The FIA finds itself in a classic game of regulatory whack-a-mole. Technical Director Nikolas Tombazis and his team are aware of the rumors. The problem is that you cannot ban physics. Metal expands when heated; that is a fact of nature. Proving that a team has intentionally engineered this expansion to break a limit that is only legally defined in “cold” conditions is a legal nightmare.

To combat this, discussions are already underway to change the testing procedures. Audi, desperate to close the gap, is pushing for “hot compression” tests, which would force teams to comply with the 16:1 limit at operating temperatures. This would effectively outlaw the trick instantly.

In the meantime, the FIA has introduced the “Additional Development and Upgrade” (ADU) program. This system gives struggling manufacturers—those lagging by more than 2-6% in performance—extra dyno hours and budget to catch up. It’s an admission that the playing field is currently tilted, and a safety net to prevent another era of untouchable dominance like we saw in 2014.

Genius or Cheating?

Is this cheating? In the strict letter of the law, no. The car passes every test the FIA currently prescribes.
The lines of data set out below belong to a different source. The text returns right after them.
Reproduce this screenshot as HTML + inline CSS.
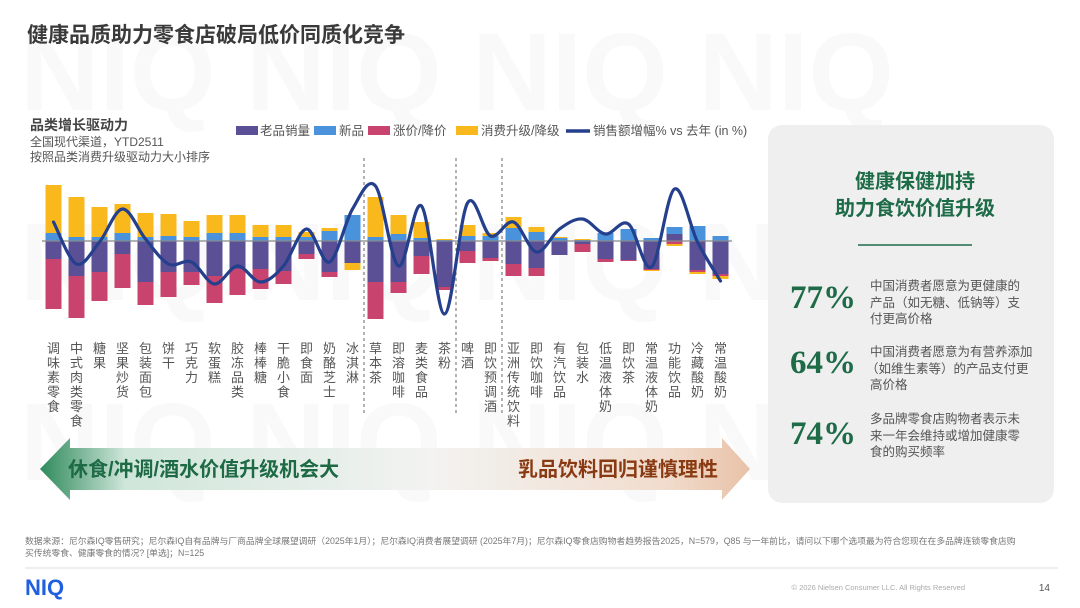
<!DOCTYPE html>
<html><head><meta charset="utf-8">
<style>
html,body{margin:0;padding:0;background:#fff;}
body{width:1080px;height:608px;position:relative;overflow:hidden;font-family:"Liberation Sans","Noto Sans CJK SC",sans-serif;}
svg{position:absolute;left:0;top:0;}
</style></head>
<body>
<svg id="page" width="1080" height="608" viewBox="0 0 1080 608">
<defs>
<linearGradient id="arrowGrad" x1="0" x2="1" y1="0" y2="0">
<stop offset="0" stop-color="#2f8a5c"/><stop offset="0.12" stop-color="#cfe6da"/>
<stop offset="0.55" stop-color="#f3f3f1"/><stop offset="0.88" stop-color="#f1dccd"/><stop offset="1" stop-color="#e8c2a8"/>
</linearGradient>
</defs>
<g fill="#f9f9f9" font-weight="bold" font-size="110" font-family="Liberation Sans, sans-serif">
<text x="20" y="110">NIQ NIQ NIQ NIQ</text>
<text x="20" y="300">NIQ NIQ NIQ NIQ</text>
<text x="20" y="480">NIQ NIQ NIQ NIQ</text>
</g>
<text x="27" y="42" font-size="21" font-weight="bold" fill="#3a3a3a">健康品质助力零食店破局低价同质化竞争</text>

<text x="30" y="130" font-size="14" font-weight="bold" fill="#444">品类增长驱动力</text>
<text x="30" y="146" font-size="12" fill="#555">全国现代渠道，YTD2511</text>
<text x="30" y="161" font-size="12" fill="#555">按照品类消费升级驱动力大小排序</text>

<g id="legend" font-size="12.5" fill="#555">
<rect x="236" y="126" width="22" height="9" fill="#5b4f96"/>
<text x="260" y="135">老品销量</text>
<rect x="314" y="126" width="22" height="9" fill="#4a93dc"/>
<text x="339" y="135">新品</text>
<rect x="368" y="126" width="22" height="9" fill="#c8446f"/>
<text x="393" y="135">涨价/降价</text>
<rect x="456" y="126" width="22" height="9" fill="#f9b91c"/>
<text x="481" y="135">消费升级/降级</text>
<line x1="566" y1="131" x2="590" y2="131" stroke="#243f8c" stroke-width="3.5"/>
<text x="593" y="135">销售额增幅% vs 去年 (in %)</text>
</g>

<g id="chart"></g>

<g>
<polygon points="40,469 70,438 70,448 722,448 722,438 750,469 722,500 722,490 70,490 70,500" fill="url(#arrowGrad)"/>
<text x="68" y="476" font-size="20" font-weight="bold" fill="#1d6a45">休食/冲调/酒水价值升级机会大</text>
<text x="718" y="476" text-anchor="end" font-size="20" font-weight="bold" fill="#8a3a12">乳品饮料回归谨慎理性</text>
</g>

<g>
<rect x="768" y="125" width="286" height="378" rx="14" fill="#efefef"/>
<text x="915" y="188" text-anchor="middle" font-size="20" font-weight="bold" fill="#1e6b48">健康保健加持</text>
<text x="915" y="215" text-anchor="middle" font-size="20" font-weight="bold" fill="#1e6b48">助力食饮价值升级</text>
<line x1="858" y1="245" x2="972" y2="245" stroke="#1e6b48" stroke-width="1.5"/>
<g font-family="Liberation Serif, serif" font-weight="bold" font-size="33" fill="#1e6b48">
<text x="790" y="308">77%</text>
<text x="790" y="373">64%</text>
<text x="790" y="444">74%</text>
</g>
<g font-size="12.5" fill="#555">
<text><tspan x="870" y="290">中国消费者愿意为更健康的</tspan><tspan x="870" y="307">产品（如无糖、低钠等）支</tspan><tspan x="870" y="323">付更高价格</tspan></text>
<text><tspan x="870" y="356">中国消费者愿意为有营养添加</tspan><tspan x="866" y="373">（如维生素等）的产品支付更</tspan><tspan x="870" y="389">高价格</tspan></text>
<text><tspan x="870" y="423">多品牌零食店购物者表示未</tspan><tspan x="870" y="440">来一年会维持或增加健康零</tspan><tspan x="870" y="456">食的购买频率</tspan></text>
</g>
</g>

<g>
<text font-size="8.8" fill="#777"><tspan x="25" y="544">数据来源：尼尔森IQ零售研究；尼尔森IQ自有品牌与厂商品牌全球展望调研（2025年1月）；尼尔森IQ消费者展望调研 (2025年7月)；尼尔森IQ零食店购物者趋势报告2025，N=579，Q85 与一年前比，请问以下哪个选项最为符合您现在在多品牌连锁零食店购</tspan><tspan x="25" y="556">买传统零食、健康零食的情况? [单选]；N=125</tspan></text>
<line x1="25" y1="568" x2="1058" y2="568" stroke="#ddd" stroke-width="1"/>
<text x="25" y="595" font-size="22" font-weight="bold" fill="#1f5fe0">NIQ</text>
<text x="965" y="590" text-anchor="end" font-size="7.5" fill="#aaa">© 2026 Nielsen Consumer LLC. All Rights Reserved</text>
<text x="1050" y="591" text-anchor="end" font-size="10" fill="#555">14</text>
</g>
</svg>
<script>
const categories = ["调味素零食","中式肉类零食","糖果","坚果炒货","包装面包","饼干","巧克力","软蛋糕","胶冻品类","棒棒糖","干脆小食","即食面","奶酪芝士","冰淇淋","草本茶","即溶咖啡","麦类食品","茶粉","啤酒","即饮预调酒","亚洲传统饮料","即饮咖啡","有汽饮品","包装水","低温液体奶","即饮茶","常温液体奶","功能饮品","冷藏酸奶","常温酸奶"];
const existingVolume = [-18,-35,-31,-13,-41,-31,-31,-35,-28,-28,-30,-13,-31,-22,-41,-41,-15,-46,-10,-17,-23,-27,-14,-3,-18,-19,-28,7,-29,-33];
const newProducts = [8,4,4,8,4,5,4,8,8,4,4,4,10,26,4,7,3,1,5,5,13,9,3,1,8,12,3,7,15,5];
const priceEffect = [-50,-42,-29,-34,-23,-25,-13,-27,-26,-20,-13,-5,-5,0,-37,-11,-18,-3,-12,-3,-12,-8,0,-8,-3,-1,-1,-3,-2,-2];
const upgradeEffect = [48,40,30,29,24,22,16,18,18,12,12,5,3,-7,40,19,16,1,11,3,11,5,1,1,0,0,-1,-2,-2,-3];
const salesGrowth = [19,-23,-1,32,2,-23,-21,-43,-25,-41,-25,12,-21,32,55,-25,35,-73,38,5,19,-11,12,22,7,17,-26,52,-1,-40];
const dividerAfter = [13,17,19];

const NS = "http://www.w3.org/2000/svg";
const chart = document.getElementById("chart");
const x0 = 53.5, step = 23, barW = 16, zeroY = 241, pxPerUnit = 1;
const xScale = i => x0 + i * step;
const yScale = v => zeroY - v * pxPerUnit;
function mk(tag, attrs){const e=document.createElementNS(NS,tag);for(const k in attrs)e.setAttribute(k,attrs[k]);chart.appendChild(e);return e;}

dividerAfter.forEach((d,j)=>{
  const x = (xScale(d)+xScale(d+1))/2;
  const l = mk("line",{x1:x,y1:158,x2:x,y2:415,stroke:"#666","stroke-width":1,"stroke-dasharray":"3,3"});
  
  
});

const series = [
  {vals: existingVolume, color:"#5b4f96", name:"existing-volume"},
  {vals: newProducts, color:"#4a93dc", name:"new-products"},
  {vals: priceEffect, color:"#c8446f", name:"price-effect"},
  {vals: upgradeEffect, color:"#f9b91c", name:"upgrade-effect"}
];
categories.forEach((c,i)=>{
  let pos=0, neg=0;
  series.forEach(s=>{
    const v = s.vals[i];
    if (!v) return;
    let yTop, h;
    if (v>0){ yTop = yScale(pos+v); h = yScale(pos)-yTop; pos+=v; }
    else { yTop = yScale(neg); h = yScale(neg+v)-yTop; neg+=v; }
    const r = mk("rect",{x:xScale(i)-barW/2,y:yTop,width:barW,height:h,fill:s.color});
    
    
  });
  const t = mk("text",{x:xScale(i),y:353,"font-size":13,fill:"#555","text-anchor":"middle"});
  
  
  [...c].forEach((ch,k)=>{
    const ts=document.createElementNS(NS,"tspan");
    ts.setAttribute("x",xScale(i)); ts.setAttribute("y",353+k*14.5); ts.textContent=ch; t.appendChild(ts);
  });
});

const zl = mk("line",{x1:42,y1:zeroY,x2:732,y2:zeroY,stroke:"#888","stroke-width":1.2});



const pts = salesGrowth.map((v,i)=>[xScale(i), yScale(v)]);
let d = "M"+pts[0][0]+","+pts[0][1];
for (let i=0;i<pts.length-1;i++){
  const p0=pts[Math.max(i-1,0)],p1=pts[i],p2=pts[i+1],p3=pts[Math.min(i+2,pts.length-1)];
  const t=1/3;
  d+=" C"+(p1[0]+(p2[0]-p0[0])*t/2)+","+(p1[1]+(p2[1]-p0[1])*t/2)+" "+(p2[0]-(p3[0]-p1[0])*t/2)+","+(p2[1]-(p3[1]-p1[1])*t/2)+" "+p2[0]+","+p2[1];
}
const path = mk("path",{d:d,fill:"none",stroke:"#243f8c","stroke-width":3.2,"stroke-linecap":"round"});


</script>
</body></html>
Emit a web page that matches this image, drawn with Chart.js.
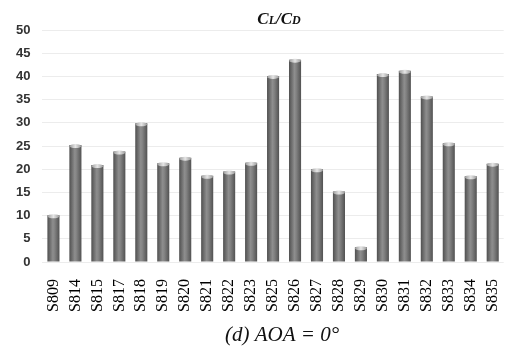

It is the definition of Formula 1 engineering: finding the space between what is written and what is intended.

Think of the Ferrari fuel-flow saga of 2019 or the blown diffusers of 2010. Teams don’t read the rulebook as a set of instructions; they read it as a challenge. Mercedes has simply found a way to make their engine illegal only when no one is looking, and legal the moment the inspectors arrive.

However, the clock is ticking. Formula 1 history teaches us that such advantages are temporary. Either the rivals figure it out and copy it (as Red Bull seems to have done), or the FIA closes the loophole. But for now, in the early stages of the 2026 era, Mercedes seems to have pulled off the perfect crime. They haven’t just built a faster engine; they’ve built a smarter one. And until the rulebook changes, the “Phantom Engine” will continue to haunt the rest of the grid.